> **STATED GOAL**: Below are entries to be transcribed exactly; exclude the pictures from the copy.

> **MATERIAL TO PROCESS**:
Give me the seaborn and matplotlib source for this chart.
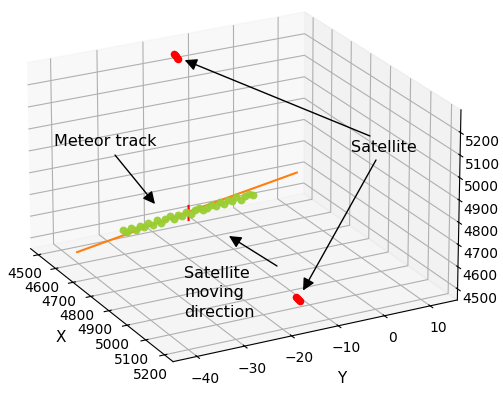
import numpy as np
import matplotlib
matplotlib.use("Agg")
import matplotlib.pyplot as plt
import seaborn as sns
from mpl_toolkits.mplot3d import proj3d

# ---- data ----
# meteor track (fitted line) end points
track_x = [4680, 4575]
track_y = [-43.3, 9.3]
track_z = [4568, 4649]

# meteor detections (green points)
met_y = [-32.5, -31.5, -30.5, -29.5, -28.5, -27.5, -26.5, -25.5, -24.5, -23.5, -22.5,
         -21.5, -20.5, -19.5, -18.5, -17.5, -16.5, -15.5, -14.5, -13.5, -12.5, -11.5,
         -10.5, -9.5, -8.5, -7.5, -6.5, -5.5, -4.5, -3.5, -2.5, -1.5]
met_x = [4656, 4654, 4652, 4650, 4649, 4647, 4645, 4643, 4641, 4639, 4637,
         4635, 4633, 4631, 4629, 4628, 4626, 4624, 4622, 4620, 4618, 4616,
         4614, 4612, 4610, 4608, 4607, 4605, 4603, 4601, 4599, 4597]
met_z = [4606, 4592, 4607, 4591, 4603, 4593, 4607, 4595, 4609, 4593, 4603,
         4611, 4593, 4607, 4597, 4609, 4593, 4607, 4612, 4598, 4603, 4610,
         4599, 4613, 4597, 4610, 4600, 4613, 4597, 4610, 4613, 4602]

# central reference mark (red)
mark_x = [4627, 4627]
mark_y = [-17, -17]
mark_z = [4570, 4635]

# satellite positions (two short tracks)
sat1_x = [4540, 4540, 4540, 4540, 4540]
sat1_y = [-16.6, -16.4, -16.2, -16.0, -15.8]
sat1_z = [5277, 5271, 5265, 5259, 5253]
sat2_x = [5150, 5150, 5150, 5150, 5150]
sat2_y = [-15.0, -14.8, -14.6, -14.4, -14.2]
sat2_z = [4541, 4535, 4529, 4523, 4517]

x_ticks = [4500, 4600, 4700, 4800, 4900, 5000, 5100, 5200]
y_ticks = [-40, -30, -20, -10, 0, 10]
z_ticks = [4500, 4600, 4700, 4800, 4900, 5000, 5100, 5200]

pal = sns.color_palette("tab10")

fig = plt.figure(figsize=(5.03, 3.96), dpi=100)
ax = fig.add_subplot(111, projection="3d")
ax.set_position([-0.042, -0.011, 1.02, 1.08])
ax.set_proj_type("persp", focal_length=2.0)
ax.set_box_aspect((4, 4, 2.55), zoom=1.12)

ax.plot(track_x, track_y, track_z, color=pal[1], lw=1.5)
ax.scatter(met_x, met_y, met_z, color="yellowgreen", s=32, depthshade=False,
           alpha=0.95, linewidths=0)
ax.plot(mark_x, mark_y, mark_z, color="red", lw=1.5)
ax.scatter(sat1_x, sat1_y, sat1_z, color="red", s=30, depthshade=False, linewidths=0)
ax.scatter(sat2_x, sat2_y, sat2_z, color="red", s=30, depthshade=False, linewidths=0)

ax.set_xlim(4455, 5245)
ax.set_ylim(-45, 16)
ax.set_zlim(4450, 5300)
ax.set_xticks(x_ticks)
ax.set_yticks(y_ticks)
ax.set_zticks(z_ticks)
ax.tick_params(labelsize=10, pad=0)
ax.set_xlabel("X", fontsize=11, labelpad=1)
ax.set_ylabel("Y", fontsize=11, labelpad=4)
ax.view_init(elev=22, azim=-28)

fig.canvas.draw()

def to_fig(x, y, z):
    px, py, _ = proj3d.proj_transform(x, y, z, ax.get_proj())
    disp = ax.transData.transform((px, py))
    return tuple(fig.transFigure.inverted().transform(disp))

arrow = dict(arrowstyle="-|>", color="black", lw=1, mutation_scale=18, shrinkA=0, shrinkB=7)

s1 = to_fig(sat1_x[2], sat1_y[2], sat1_z[2])
s2 = to_fig(sat2_x[2], sat2_y[2], sat2_z[2])
fig.text(384 / 503, 1 - 147 / 396, "Satellite", fontsize=11.5, ha="center", va="center")
ax.annotate("", xy=s1, xycoords="figure fraction", xytext=(370 / 503, 1 - 136 / 396),
            textcoords="figure fraction", arrowprops=arrow)
ax.annotate("", xy=s2, xycoords="figure fraction", xytext=(376 / 503, 1 - 160 / 396),
            textcoords="figure fraction", arrowprops=arrow)

fig.text(105 / 503, 1 - 142 / 396, "Meteor track", fontsize=11.5, ha="center", va="center")
ax.annotate("", xy=(155 / 503, 1 - 204 / 396), xycoords="figure fraction",
            xytext=(115 / 503, 1 - 155 / 396), textcoords="figure fraction",
            arrowprops=dict(arrow, shrinkB=0))

fig.text(184 / 503, 1 - 293 / 396, "Satellite\nmoving\ndirection", fontsize=11.5,
         ha="left", va="center", linespacing=1.35)
ax.annotate("", xy=(229 / 503, 1 - 236 / 396), xycoords="figure fraction",
            xytext=(277 / 503, 1 - 266 / 396), textcoords="figure fraction",
            arrowprops=dict(arrow, shrinkB=0))

fig.savefig("out.png", dpi=100)
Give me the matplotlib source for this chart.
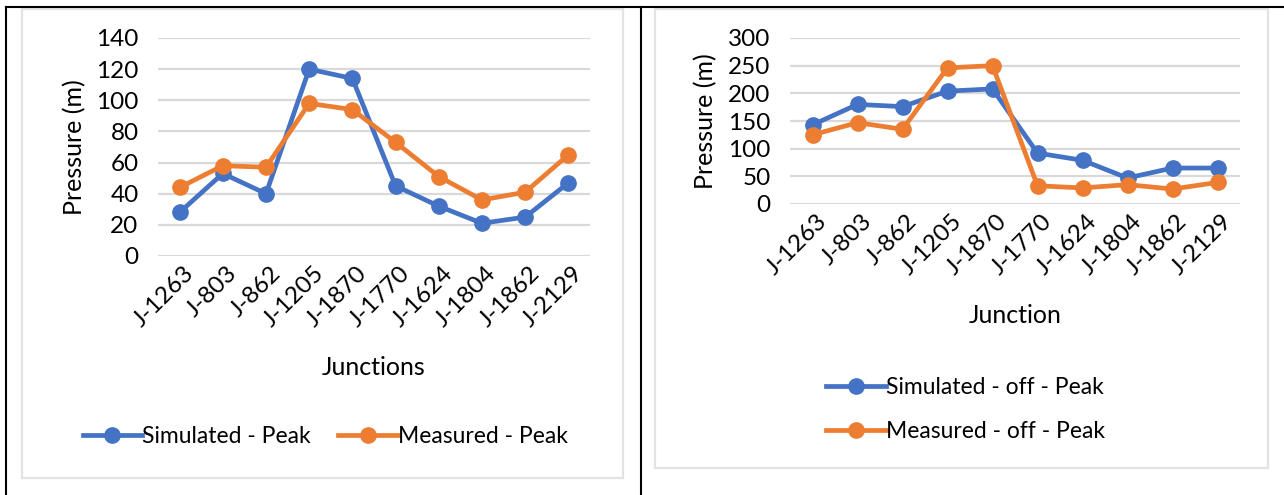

> **IN RESPONSE**:
Give me the seaborn and matplotlib source for this chart.
import numpy as np
import matplotlib
matplotlib.use("Agg")
import matplotlib.pyplot as plt
import seaborn as sns
from mpl_toolkits.mplot3d import proj3d

# ---- data ----
# meteor track (fitted line) end points
track_x = [4680, 4575]
track_y = [-43.3, 9.3]
track_z = [4568, 4649]

# meteor detections (green points)
met_y = [-32.5, -31.5, -30.5, -29.5, -28.5, -27.5, -26.5, -25.5, -24.5, -23.5, -22.5,
         -21.5, -20.5, -19.5, -18.5, -17.5, -16.5, -15.5, -14.5, -13.5, -12.5, -11.5,
         -10.5, -9.5, -8.5, -7.5, -6.5, -5.5, -4.5, -3.5, -2.5, -1.5]
met_x = [4656, 4654, 4652, 4650, 4649, 4647, 4645, 4643, 4641, 4639, 4637,
         4635, 4633, 4631, 4629, 4628, 4626, 4624, 4622, 4620, 4618, 4616,
         4614, 4612, 4610, 4608, 4607, 4605, 4603, 4601, 4599, 4597]
met_z = [4606, 4592, 4607, 4591, 4603, 4593, 4607, 4595, 4609, 4593, 4603,
         4611, 4593, 4607, 4597, 4609, 4593, 4607, 4612, 4598, 4603, 4610,
         4599, 4613, 4597, 4610, 4600, 4613, 4597, 4610, 4613, 4602]

# central reference mark (red)
mark_x = [4627, 4627]
mark_y = [-17, -17]
mark_z = [4570, 4635]

# satellite positions (two short tracks)
sat1_x = [4540, 4540, 4540, 4540, 4540]
sat1_y = [-16.6, -16.4, -16.2, -16.0, -15.8]
sat1_z = [5277, 5271, 5265, 5259, 5253]
sat2_x = [5150, 5150, 5150, 5150, 5150]
sat2_y = [-15.0, -14.8, -14.6, -14.4, -14.2]
sat2_z = [4541, 4535, 4529, 4523, 4517]

x_ticks = [4500, 4600, 4700, 4800, 4900, 5000, 5100, 5200]
y_ticks = [-40, -30, -20, -10, 0, 10]
z_ticks = [4500, 4600, 4700, 4800, 4900, 5000, 5100, 5200]

pal = sns.color_palette("tab10")

fig = plt.figure(figsize=(5.03, 3.96), dpi=100)
ax = fig.add_subplot(111, projection="3d")
ax.set_position([-0.042, -0.011, 1.02, 1.08])
ax.set_proj_type("persp", focal_length=2.0)
ax.set_box_aspect((4, 4, 2.55), zoom=1.12)

ax.plot(track_x, track_y, track_z, color=pal[1], lw=1.5)
ax.scatter(met_x, met_y, met_z, color="yellowgreen", s=32, depthshade=False,
           alpha=0.95, linewidths=0)
ax.plot(mark_x, mark_y, mark_z, color="red", lw=1.5)
ax.scatter(sat1_x, sat1_y, sat1_z, color="red", s=30, depthshade=False, linewidths=0)
ax.scatter(sat2_x, sat2_y, sat2_z, color="red", s=30, depthshade=False, linewidths=0)

ax.set_xlim(4455, 5245)
ax.set_ylim(-45, 16)
ax.set_zlim(4450, 5300)
ax.set_xticks(x_ticks)
ax.set_yticks(y_ticks)
ax.set_zticks(z_ticks)
ax.tick_params(labelsize=10, pad=0)
ax.set_xlabel("X", fontsize=11, labelpad=1)
ax.set_ylabel("Y", fontsize=11, labelpad=4)
ax.view_init(elev=22, azim=-28)

fig.canvas.draw()

def to_fig(x, y, z):
    px, py, _ = proj3d.proj_transform(x, y, z, ax.get_proj())
    disp = ax.transData.transform((px, py))
    return tuple(fig.transFigure.inverted().transform(disp))

arrow = dict(arrowstyle="-|>", color="black", lw=1, mutation_scale=18, shrinkA=0, shrinkB=7)

s1 = to_fig(sat1_x[2], sat1_y[2], sat1_z[2])
s2 = to_fig(sat2_x[2], sat2_y[2], sat2_z[2])
fig.text(384 / 503, 1 - 147 / 396, "Satellite", fontsize=11.5, ha="center", va="center")
ax.annotate("", xy=s1, xycoords="figure fraction", xytext=(370 / 503, 1 - 136 / 396),
            textcoords="figure fraction", arrowprops=arrow)
ax.annotate("", xy=s2, xycoords="figure fraction", xytext=(376 / 503, 1 - 160 / 396),
            textcoords="figure fraction", arrowprops=arrow)

fig.text(105 / 503, 1 - 142 / 396, "Meteor track", fontsize=11.5, ha="center", va="center")
ax.annotate("", xy=(155 / 503, 1 - 204 / 396), xycoords="figure fraction",
            xytext=(115 / 503, 1 - 155 / 396), textcoords="figure fraction",
            arrowprops=dict(arrow, shrinkB=0))

fig.text(184 / 503, 1 - 293 / 396, "Satellite\nmoving\ndirection", fontsize=11.5,
         ha="left", va="center", linespacing=1.35)
ax.annotate("", xy=(229 / 503, 1 - 236 / 396), xycoords="figure fraction",
            xytext=(277 / 503, 1 - 266 / 396), textcoords="figure fraction",
            arrowprops=dict(arrow, shrinkB=0))

fig.savefig("out.png", dpi=100)
Give me the matplotlib source for this chart.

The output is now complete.